When people suffer from hypothermia, they often feel very hot and start to shed their clothes. A man around here started shedding his clothes at random over a few miles walk down the road before eventually succumbing to the freezing temperatures.
So, if MM did die from exposure, it is likely that her clothes were scattered around and not near her body. If someone walking in the woods found a jacket I don't think it would arouse any questions on their part.
You are referring to Paradoxical Undressing: (Source Weird Universe)
Paradoxical Undressing - is a term for a phenomenon frequently seen in cases of lethal hypothermia. Shortly before death, the person will remove all their clothes, as if they were burning up, when in fact they are freezing. Because of this, people who have frozen to death are often found naked and are misidentified as victims of a violent crime.
Maura's father's own words as he referenced towards the mountains when speaking to a then relative as they were searching for Maura: (Source Tim Carpenter, Maura's older sister's ex husband)

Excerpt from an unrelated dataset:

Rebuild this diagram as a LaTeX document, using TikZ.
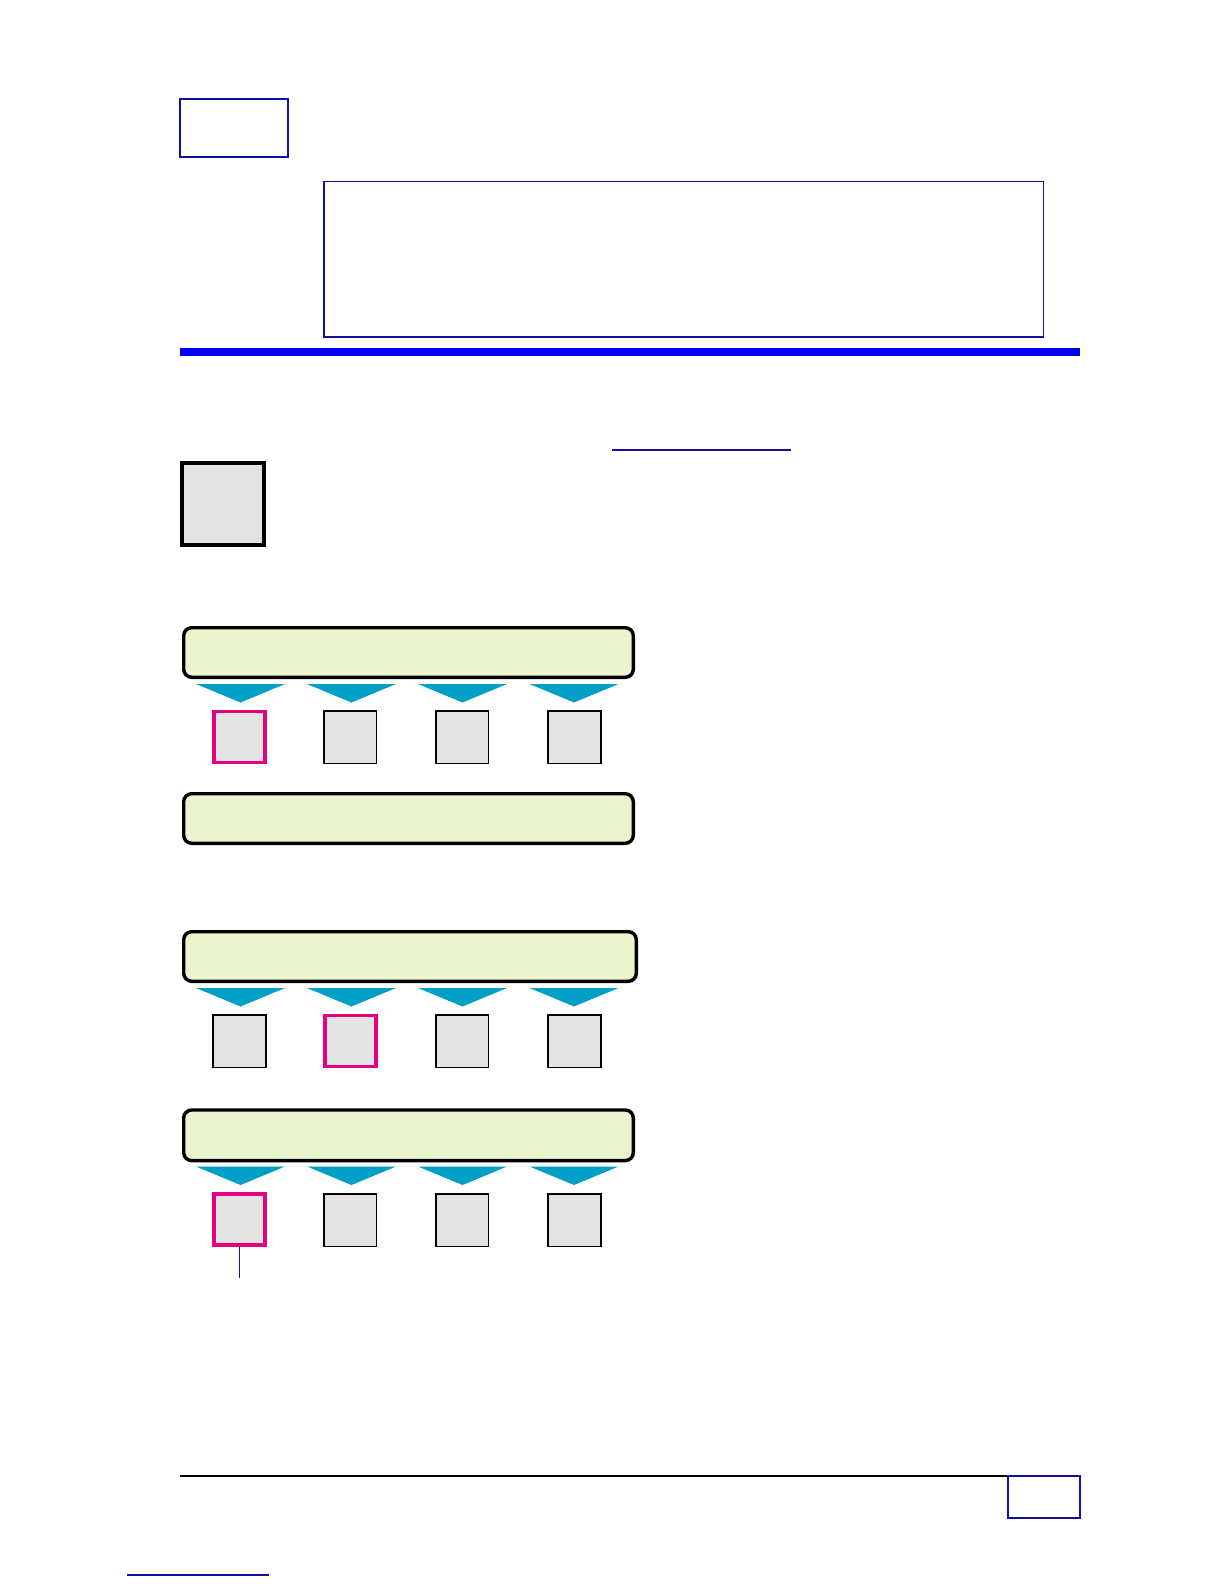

"I remember him pointing up to the mountain and saying, 'She walked up there. We'll find her at the top. Drunk and naked.'
Why naked?"
Now, if you believe that Maura's own father was making some sort of sexual funny about his missing daughter than I have some tickets to sell you for $500 each to come view the world's smallest dog ... (A hotdog).
Just another example of Maura's father (who would have the most insight about his daughter over anyone), especially since he spent the final days of Maura's known existence with her, referencing suicide, while when the cameras were turned on, he shifted gears and stirred up the press about a local dirtbag grabbing his daughter.
When the cameras weren't on, Maura's father believed that his daughter came to the white mountains to take her own life.
He believed it (IMO) when he made the desperate call to 911, minutes after finding out his daughter abandoned her car in the white mountains.
He believed it (as recounted by Sharon Rausch) after arriving to the accident scene and being briefed by police and caught up with all the known facts (as he worried that some comments he had made in the past to his daughter's about he himself one day maybe heading for the mountains and drinking himself to death).
And he still was talking about suicide days into the searches when he made that comment to Tim Carpenter.
That is a consistent pattern (all happening off camera and away from newspaper interviews).
And IMO, that good enough evidence for myself to believe that suicide was the most likely ending scenario concerning Maura.
If Maura had been happy go lucky or at least calmed down enough (Prior to fred leaving her campus just one day before she went missing) than upon hearing that his daughter wound up in the white mountains would have come as a complete shock to Fred.
Instead, Fred was on the phone with 911 minutes after finding out, (not asking a million questions, but because he urgently had something he wanted to relay to the investigators concerning his daughter).